Il y a quelques années, la Tunisie suscitait l’admiration du monde en faisant une révolution qui devait instaurer la démocratie. La liberté d’expression en fut l’un des acquis les plus importants. Force est de constater que cette époque a été de courte durée. Le gouvernement du président en place ne tolère pas la critique et s’attaque à celles et ceux qui s’opposent à lui.
Les arrestations récentes de journalistes, d’avocats, de personnes appartenant à des ONG, (Tunisian Refugee Council, Terre d’Asile Tunisie) sont très préoccupantes. Tout indique un retour aux heures sombres d’une Tunisie autoritaire et hostile aux défenseurs des droits humains. Ainsi l’avocate Saadia Mosbah actuellement détenue est l’une des icônes de la lutte contre le racisme. Quant à Mehdi Zagrouba, l’un des avocats arrêtés, il a dû être hospitalisé, à la suite d’un malaise occasionné par les tortures qu’il aurait subies pendant sa détention.

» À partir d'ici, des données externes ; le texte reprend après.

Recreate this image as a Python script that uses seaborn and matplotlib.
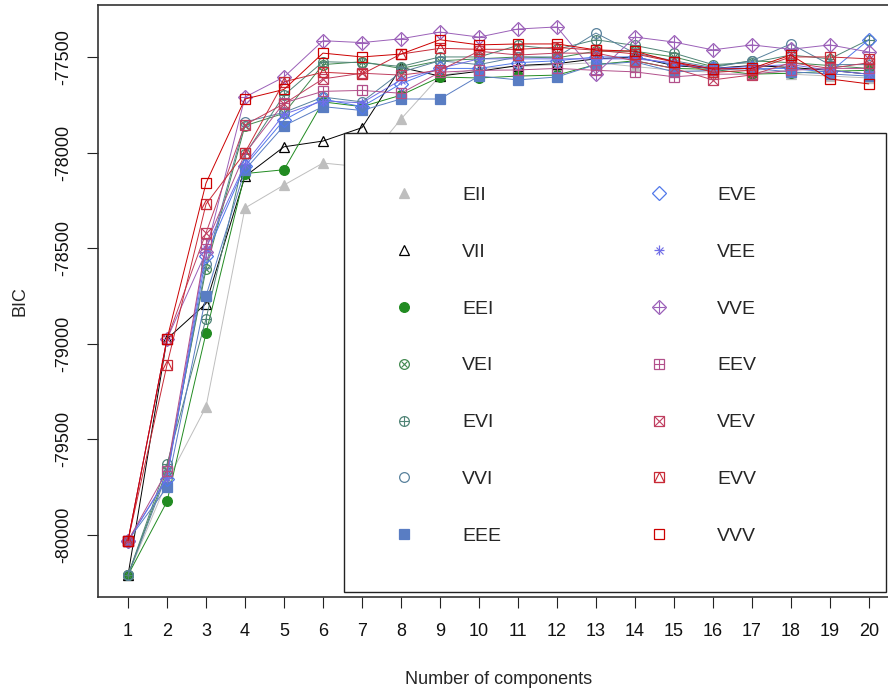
import numpy as np
import pandas as pd
import matplotlib
matplotlib.use('Agg')
import matplotlib.pyplot as plt
from matplotlib.lines import Line2D
from matplotlib.patches import Rectangle
import seaborn as sns

components = list(range(1, 21))

EII = [-80210, -79720, -79330, -78290, -78170, -78055, -78075, -77825, -77600, -77560,
       -77550, -77540, -77530, -77550, -77570, -77580, -77570, -77590, -77600, -77610]
VII = [-80210, -78975, -78790, -78125, -77970, -77940, -77870, -77555, -77600, -77575,
       -77545, -77535, -77510, -77500, -77545, -77560, -77545, -77555, -77570, -77590]
EEI = [-80210, -79825, -78945, -78110, -78090, -77735, -77760, -77700, -77605, -77610,
       -77600, -77595, -77540, -77520, -77560, -77565, -77590, -77585, -77575, -77570]
VEI = [-80210, -79660, -78610, -77860, -77795, -77540, -77525, -77560, -77520, -77510,
       -77500, -77505, -77470, -77470, -77500, -77550, -77520, -77530, -77545, -77560]
EVI = [-80210, -79630, -78870, -78010, -77700, -77525, -77530, -77550, -77500, -77500,
       -77440, -77460, -77410, -77440, -77480, -77540, -77530, -77490, -77510, -77410]
VVI = [-80210, -79680, -78585, -77840, -77790, -77710, -77735, -77580, -77520, -77540,
       -77500, -77500, -77375, -77480, -77520, -77555, -77520, -77432, -77540, -77540]
EEE = [-80030, -79750, -78750, -78090, -77860, -77760, -77780, -77720, -77720, -77600,
       -77620, -77605, -77540, -77526, -77578, -77570, -77560, -77578, -77589, -77600]
EVE = [-80030, -79705, -78540, -78070, -77830, -77720, -77760, -77640, -77560, -77560,
       -77530, -77520, -77500, -77500, -77540, -77560, -77560, -77560, -77580, -77410]
VEE = [-80030, -79700, -78500, -78060, -77800, -77730, -77740, -77620, -77560, -77510,
       -77510, -77510, -77510, -77510, -77530, -77560, -77550, -77540, -77570, -77590]
VVE = [-80030, -78975, -78520, -77710, -77605, -77415, -77425, -77405, -77370, -77396,
       -77354, -77343, -77589, -77396, -77422, -77463, -77437, -77460, -77437, -77474]
EEV = [-80030, -79665, -78480, -78005, -77740, -77680, -77675, -77690, -77580, -77570,
       -77568, -77560, -77570, -77578, -77604, -77590, -77590, -77570, -77560, -77560]
VEV = [-80030, -78975, -78420, -77855, -77745, -77615, -77585, -77595, -77570, -77470,
       -77490, -77480, -77480, -77520, -77560, -77620, -77594, -77530, -77560, -77530]
EVV = [-80030, -79110, -78270, -78000, -77630, -77580, -77590, -77485, -77455, -77460,
       -77460, -77450, -77465, -77484, -77526, -77580, -77570, -77500, -77500, -77510]
VVV = [-80030, -78975, -78160, -77720, -77670, -77480, -77500, -77485, -77410, -77437,
       -77432, -77432, -77463, -77470, -77526, -77563, -77560, -77490, -77615, -77641]

models = ['EII', 'VII', 'EEI', 'VEI', 'EVI', 'VVI', 'EEE',
          'EVE', 'VEE', 'VVE', 'EEV', 'VEV', 'EVV', 'VVV']
values = [EII, VII, EEI, VEI, EVI, VVI, EEE, EVE, VEE, VVE, EEV, VEV, EVV, VVV]

colors = {'EII': '#BEBEBE', 'VII': '#000000', 'EEI': '#218B21', 'VEI': '#41884F',
          'EVI': '#508476', 'VVI': '#58819C', 'EEE': '#597DC3', 'EVE': '#5178EA',
          'VEE': '#716EE7', 'VVE': '#9B60B8', 'EEV': '#B2508B', 'VEV': '#C03F60',
          'EVV': '#C82A36', 'VVV': '#CC0000'}

# (marker, filled, overlay marker, overlay scale) - mimics R pch symbols
symbols = {'EII': ('^', True, None, 1), 'VII': ('^', False, None, 1),
           'EEI': ('o', True, None, 1), 'VEI': ('o', False, 'x', 0.7),
           'EVI': ('o', False, '+', 1), 'VVI': ('o', False, None, 1),
           'EEE': ('s', True, None, 1), 'EVE': ('D', False, None, 1),
           'VEE': ('+', False, 'x', 0.72), 'VVE': ('D', False, '+', 1.3),
           'EEV': ('s', False, '+', 1), 'VEV': ('s', False, 'x', 1),
           'EVV': ('s', False, '^', 1), 'VVV': ('s', False, None, 1)}

df = pd.DataFrame({
    'k': np.tile(components, len(models)),
    'model': np.repeat(models, len(components)),
    'BIC': np.concatenate(values),
})

sns.set_style('white')
plt.rcParams['font.family'] = ['Liberation Sans', 'DejaVu Sans']

fig = plt.figure(figsize=(8.88, 6.94), dpi=100)
ax = fig.add_axes([98.4 / 888, 97 / 694, 800 / 888, 592 / 694])

ms = 7
handles = []
for m in models:
    sub = df[df['model'] == m]
    mk, filled, over, sc = symbols[m]
    c = colors[m]
    sns.lineplot(data=sub, x='k', y='BIC', ax=ax, color=c, lw=0.7,
                 marker=mk, markersize=ms, markeredgewidth=0.9,
                 markerfacecolor=c if filled else 'none', markeredgecolor=c,
                 legend=False, zorder=2)
    h = [Line2D([], [], linestyle='none', marker=mk, markersize=ms,
                markeredgewidth=0.9, markerfacecolor=c if filled else 'none',
                markeredgecolor=c)]
    if over is not None:
        sns.lineplot(data=sub, x='k', y='BIC', ax=ax, color=c, linestyle='none',
                     marker=over, markersize=ms * sc, markeredgewidth=0.8,
                     markerfacecolor='none', markeredgecolor=c,
                     legend=False, zorder=2)
        h.append(Line2D([], [], linestyle='none', marker=over,
                        markersize=ms * sc, markeredgewidth=0.8,
                        markerfacecolor='none', markeredgecolor=c))
    handles.append(tuple(h))

# R style axis ranges (4% extension)
ymin, ymax = df['BIC'].min(), df['BIC'].max()
r = ymax - ymin
ax.set_ylim(ymin - 0.04 * r, ymax + 0.04 * r)
ax.set_xlim(1 - 0.04 * 19, 20 + 0.04 * 19)

ax.set_xticks(components)
ax.set_yticks([-80000, -79500, -79000, -78500, -78000, -77500])
ax.set_yticklabels(['-80000', '-79500', '-79000', '-78500', '-78000', '-77500'])
ax.tick_params(axis='both', direction='out', length=8, width=0.8,
               labelsize=13, pad=11, colors='#222222', labelcolor='#111111',
               bottom=True, left=True)
for lab in ax.get_yticklabels():
    lab.set_rotation(90)
    lab.set_va('center')

for sp in ax.spines.values():
    sp.set_color('#333333')
    sp.set_linewidth(1.2)

ax.set_xlabel('Number of components', fontsize=13, labelpad=22)
ax.set_ylabel('BIC', fontsize=13, labelpad=19)

# legend box
box = Rectangle((0.307, 0.0085), 0.6775, 0.7755, transform=ax.transAxes,
                facecolor='white', edgecolor='#222222', lw=1.0, zorder=3)
ax.add_patch(box)
leg = ax.legend(handles, models, ncol=2, loc='upper left',
                bbox_to_anchor=(0.3695, 0.694), frameon=False, fontsize=14,
                borderpad=0, handlelength=1.0, handletextpad=2.5,
                columnspacing=7.6, labelspacing=2.02, borderaxespad=0)
leg.set_zorder(5)

fig.savefig('out.png', dpi=100)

D’autre part l’intolérance gagne du terrain et aboutit à limiter la liberté de penser des intellectuels et des chercheurs, créant un contexte qui a mené récemment à l’annulation de l’intervention de l’historienne Sophie Bessis lors d’un forum international consacré à la Palestine organisé par le FTDES (Forum tunisien pour les droits économiques et sociaux) auquel elle était officiellement invitée. Un groupe de pression lui reprochait d’avoir signé en janvier 2024 une tribune collective d’intellectuels juifs, publiée dans Le Monde pour condamner la guerre menée par Israël à Gaza ainsi que les massacres du 7 octobre. Après lui avoir dans un premier temps demandé de répondre à ceux qui voulaient l’empêcher de s’exprimer, les organisateurs ont préféré déprogrammer la venue de Sophie Bessis sans en donner publiquement les raisons, la réduisant ainsi au silence et à l’invisibilité.
Le PEN Club français exprime sa très grande inquiétude face à une telle situation. Il appelle à la libération des personnes arrêtées. Il appelle au respect des principes de liberté et de démocratie pour lesquels le peuple tunisien s’est battu lors de sa révolution. Ils sont indispensables à la possibilité du débat nécessaire à toute réflexion er toute pensée.